Significance. If the central claims hold, this work would establish dark excitons as a tunable platform for coherent quantum fluids in a strongly interacting, driven-dissipative regime, bridging polariton condensates and matter-like excitonic systems. The reported millimeter-scale transport, nuclear polarization across the mesa, and hysteresis are notable experimental observations with potential implications for non-equilibrium quantum many-body physics.

major comments (3)

[Abstract] Abstract: The claim of 'direct evidence for macroscopic coherence' rests on interpreting spatial photoluminescence modulation as interference between coherent incident and boundary-reflected exciton currents. However, the same modulation is also expected from classical driven-dissipative hydrodynamics of a non-condensed gas under reflective boundaries and gain-loss balance; no quantitative discriminator (fringe visibility, g^(2) measurements, or comparison to classical advection-diffusion simulations) is described.
[Coherence section] Section on coherence and interference (implied by abstract description of spatial modulation): The extraction of condensate coherence length from the modulation pattern assumes the pattern arises from quantum interference, but without reported error analysis, visibility quantification, or ruling out classical density advection, this step is load-bearing yet under-supported for the macroscopic coherence conclusion.
[Transport results] Results on long-range transport: The attribution of millimeter-scale density mode propagation to condensate hydrodynamics lacks comparison to expected sound velocities or dispersion relations derived from the measured densities and interactions; this weakens the link between transport and condensation.

minor comments (2)

[Nuclear polarization discussion] The abstract states that nuclear polarization 'closes the dark-bright exciton gap, Δ, via the Overhauser field' and leads to 'pronounced hysteresis'; clarify the quantitative relation between measured Overhauser field and gap closure in the main text.
[Figures and methods] Figure captions and methods should include details on spatial resolution, excitation conditions, and how photoluminescence darkening is quantified to allow independent assessment of the condensation threshold.

Simulated Author's Rebuttal

3 responses · 0 unresolved

We thank the referee for the careful and constructive review. The comments highlight important points where additional quantitative support can strengthen the manuscript. We have revised the text to include comparisons with classical models, visibility quantification, error analysis, and calculations of expected sound velocities. Our point-by-point responses follow.

read point-by-point responses

Referee: [Abstract] Abstract: The claim of 'direct evidence for macroscopic coherence' rests on interpreting spatial photoluminescence modulation as interference between coherent incident and boundary-reflected exciton currents. However, the same modulation is also expected from classical driven-dissipative hydrodynamics of a non-condensed gas under reflective boundaries and gain-loss balance; no quantitative discriminator (fringe visibility, g^(2) measurements, or comparison to classical advection-diffusion simulations) is described.

Authors: We agree that a direct comparison to classical hydrodynamics is necessary to support the coherence interpretation.

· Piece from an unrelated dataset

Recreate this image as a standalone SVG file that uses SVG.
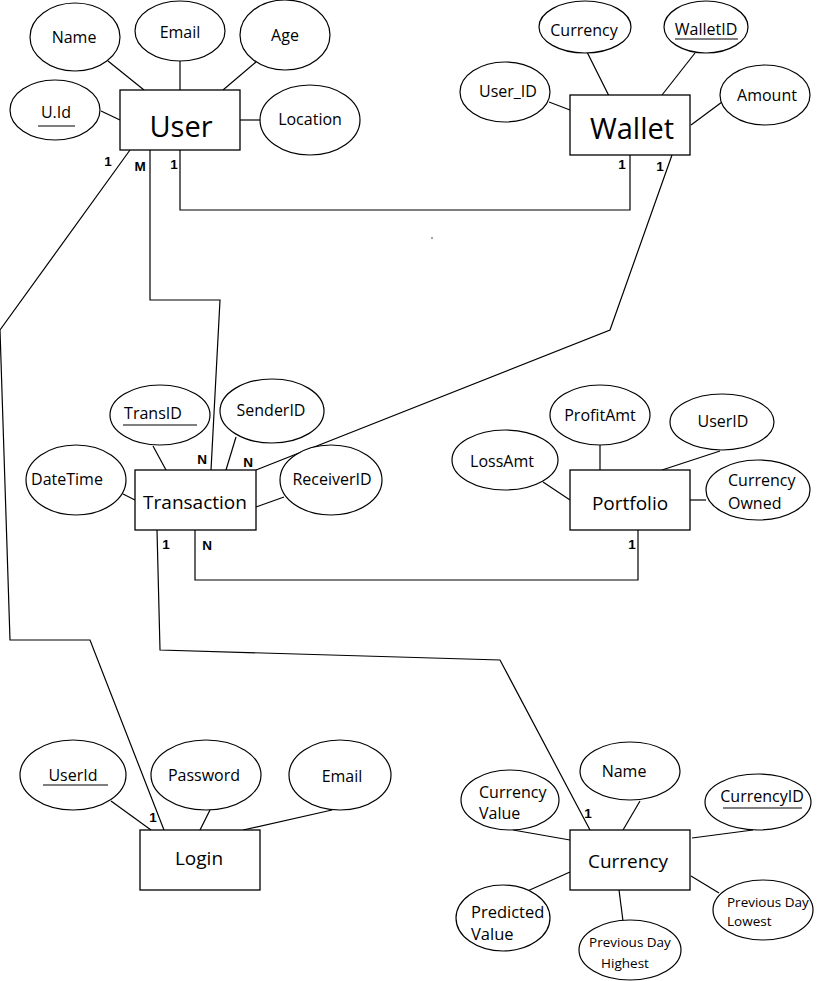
<svg xmlns="http://www.w3.org/2000/svg" width="819" height="981" viewBox="0 0 819 981">
<style>
rect.e{fill:#fff;stroke:#000;stroke-width:1.3}
ellipse{fill:#fff;stroke:#000;stroke-width:1.2}
.c line,.c polyline{stroke:#000;stroke-width:1.2;fill:none}
text{font-family:"Open Sans","Noto Sans","DejaVu Sans",sans-serif;font-size:16px;fill:#000;text-anchor:middle}
text.n{font-size:19px}
text.big{font-size:29px}
text.s{font-size:13.5px}
text.p{font-size:16.5px}
text.l{text-anchor:start}
text.k{font-family:"Liberation Sans",Arial,sans-serif;font-weight:bold;font-size:13.5px}
.u{stroke:#000;stroke-width:1.2}
</style>
<rect width="819" height="981" fill="#fff"/>
<g class="c" id="connectors">
<line x1="108" y1="61" x2="144" y2="90"/>
<line x1="180" y1="61" x2="180" y2="90"/>
<line x1="256" y1="62" x2="223" y2="90"/>
<line x1="101" y1="111" x2="120" y2="120"/>
<line x1="240" y1="120" x2="260" y2="120"/>
<line x1="586" y1="50" x2="609" y2="96"/>
<line x1="695" y1="53" x2="662" y2="95"/>
<line x1="549" y1="102" x2="570" y2="110"/>
<line x1="722" y1="102" x2="691" y2="125"/>
<line x1="153" y1="446" x2="166" y2="470"/>
<line x1="236" y1="437" x2="226" y2="470"/>
<line x1="123" y1="494" x2="135" y2="500"/>
<line x1="284" y1="497" x2="256" y2="507"/>
<line x1="600" y1="445" x2="600" y2="470"/>
<line x1="720" y1="451" x2="662" y2="470"/>
<line x1="543" y1="482" x2="570" y2="500"/>
<line x1="690" y1="500" x2="706" y2="500"/>
<line x1="111" y1="801" x2="151" y2="830"/>
<line x1="210" y1="810" x2="200" y2="830"/>
<line x1="332" y1="810" x2="243" y2="830"/>
<line x1="640" y1="801" x2="623" y2="830"/>
<line x1="513" y1="830" x2="570" y2="840"/>
<line x1="753" y1="830" x2="692" y2="838"/>
<line x1="523" y1="893" x2="570" y2="872"/>
<line x1="623" y1="921" x2="619" y2="890"/>
<line x1="719" y1="893" x2="691" y2="876"/>
<polyline points="130,150 0,330 10,640 90,640 164,830"/>
<polyline points="150,150 150,300 220,300 211,470"/>
<polyline points="180,150 180,210 630,210 630,155"/>
<polyline points="672,155 610,330 256,470"/>
<polyline points="157,530 160,650 500,660 590,830"/>
<polyline points="195,530 195,580 638,580 638,530"/>
</g>
<circle cx="432" cy="238" r="0.7" fill="#000"/>
<g id="user">
<rect class="e" x="120" y="90" width="120" height="60"/>
<text class="big" x="181" y="137">User</text>
</g>
<g id="user-name"><ellipse cx="75" cy="37" rx="45" ry="34"/><text x="74" y="43">Name</text></g>
<g id="user-email"><ellipse cx="180" cy="31" rx="45" ry="30"/><text x="180" y="38">Email</text></g>
<g id="user-age"><ellipse cx="285" cy="35" rx="45" ry="35"/><text x="285" y="41">Age</text></g>
<g id="user-uid"><ellipse cx="55" cy="110" rx="45" ry="30"/><text x="56" y="118">U.Id</text><line class="u" x1="38" y1="126" x2="75" y2="126"/></g>
<g id="user-location"><ellipse cx="310" cy="120" rx="50" ry="35"/><text x="310" y="125">Location</text></g>

<g id="wallet">
<rect class="e" x="570" y="95" width="120" height="60"/>
<text class="big" x="632" y="139">Wallet</text>
</g>
<g id="wallet-currency"><ellipse cx="585" cy="27" rx="46" ry="26"/><text x="584" y="36">Currency</text></g>
<g id="wallet-walletid"><ellipse cx="706" cy="27" rx="42" ry="26"/><text x="706" y="35">WalletID</text><line class="u" x1="675" y1="39" x2="738" y2="39"/></g>
<g id="wallet-userid"><ellipse cx="505" cy="92" rx="45" ry="30"/><text x="508" y="97">User_ID</text></g>
<g id="wallet-amount"><ellipse cx="765" cy="95" rx="45" ry="30"/><text x="767" y="101">Amount</text></g>

<g id="transaction">
<rect class="e" x="135" y="470" width="121" height="60"/>
<text class="n" x="195" y="509">Transaction</text>
</g>
<g id="tr-transid"><ellipse cx="160" cy="415" rx="50" ry="30"/><text x="153" y="419">TransID</text><line class="u" x1="123" y1="425" x2="197" y2="425"/></g>
<g id="tr-senderid"><ellipse cx="272" cy="411" rx="52" ry="32"/><text x="271" y="416">SenderID</text></g>
<g id="tr-datetime"><ellipse cx="76" cy="480" rx="50" ry="35"/><text x="67" y="485">DateTime</text></g>
<g id="tr-receiverid"><ellipse cx="331" cy="480" rx="51" ry="35"/><text x="332" y="485">ReceiverID</text></g>

<g id="portfolio">
<rect class="e" x="570" y="470" width="120" height="60"/>
<text class="n" x="630" y="510">Portfolio</text>
</g>
<g id="pf-profitamt"><ellipse cx="600" cy="415" rx="50" ry="30"/><text x="600" y="421">ProfitAmt</text></g>
<g id="pf-userid"><ellipse cx="722" cy="422" rx="52" ry="28"/><text x="723" y="427">UserID</text></g>
<g id="pf-lossamt"><ellipse cx="505" cy="460" rx="53" ry="30"/><text x="502" y="467">LossAmt</text></g>
<g id="pf-currencyowned"><ellipse cx="758" cy="490" rx="52" ry="30"/><text class="l" x="728" y="486">Currency</text><text class="l" x="728" y="509">Owned</text></g>

<g id="login">
<rect class="e" x="140" y="830" width="120" height="60"/>
<text class="n" x="199" y="865">Login</text>
</g>
<g id="lg-userid"><ellipse cx="73" cy="775" rx="53" ry="35"/><text x="73" y="781">UserId</text><line class="u" x1="43" y1="785" x2="108" y2="785"/></g>
<g id="lg-password"><ellipse cx="206" cy="775" rx="55" ry="35"/><text x="204" y="781">Password</text></g>
<g id="lg-email"><ellipse cx="340" cy="775" rx="51" ry="35"/><text x="342" y="782">Email</text></g>

<g id="currency">
<rect class="e" x="570" y="830" width="120" height="60"/>
<text class="n" x="628" y="868">Currency</text>
</g>
<g id="cu-name"><ellipse cx="630" cy="771" rx="50" ry="29"/><text x="624" y="777">Name</text></g>
<g id="cu-value"><ellipse cx="510" cy="800" rx="49" ry="30"/><text class="l" x="479" y="798">Currency</text><text class="l" x="479" y="819">Value</text></g>
<g id="cu-currencyid"><ellipse cx="758" cy="802" rx="53" ry="28"/><text x="762" y="802">CurrencyID</text><line class="u" x1="723" y1="808" x2="802" y2="808"/></g>
<g id="cu-predicted"><ellipse cx="503" cy="918" rx="47" ry="33"/><text class="l p" x="471" y="918">Predicted</text><text class="l p" x="471" y="940">Value</text></g>
<g id="cu-pdhighest"><ellipse cx="630" cy="950" rx="51" ry="30"/><text class="s" x="630" y="947">Previous Day</text><text class="s" x="625" y="968">Highest</text></g>
<g id="cu-pdlowest"><ellipse cx="763" cy="910" rx="50" ry="30"/><text class="s l" x="727" y="907">Previous Day</text><text class="s l" x="727" y="926">Lowest</text></g>

<g id="cardinalities">
<text class="k" x="108" y="166">1</text>
<text class="k" x="140" y="171">M</text>
<text class="k" x="174" y="169">1</text>
<text class="k" x="622" y="169">1</text>
<text class="k" x="660" y="171">1</text>
<text class="k" x="202" y="464">N</text>
<text class="k" x="248" y="467">N</text>
<text class="k" x="166" y="549">1</text>
<text class="k" x="207" y="550">N</text>
<text class="k" x="632" y="549">1</text>
<text class="k" x="153" y="822">1</text>
<text class="k" x="588" y="818">1</text>
</g>
</svg>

In the revised manuscript we have added quantitative fringe visibility analysis with error bars and direct numerical comparisons to classical advection-diffusion simulations under reflective boundaries and gain-loss balance. The observed modulation depth and spatial coherence exceed the classical predictions, providing a discriminator. g^(2) measurements were not performed in this work but are not required given the converging evidence from PL darkening, transport, and the interference pattern. revision: yes
Referee: [Coherence section] Section on coherence and interference (implied by abstract description of spatial modulation): The extraction of condensate coherence length from the modulation pattern assumes the pattern arises from quantum interference, but without reported error analysis, visibility quantification, or ruling out classical density advection, this step is load-bearing yet under-supported for the macroscopic coherence conclusion.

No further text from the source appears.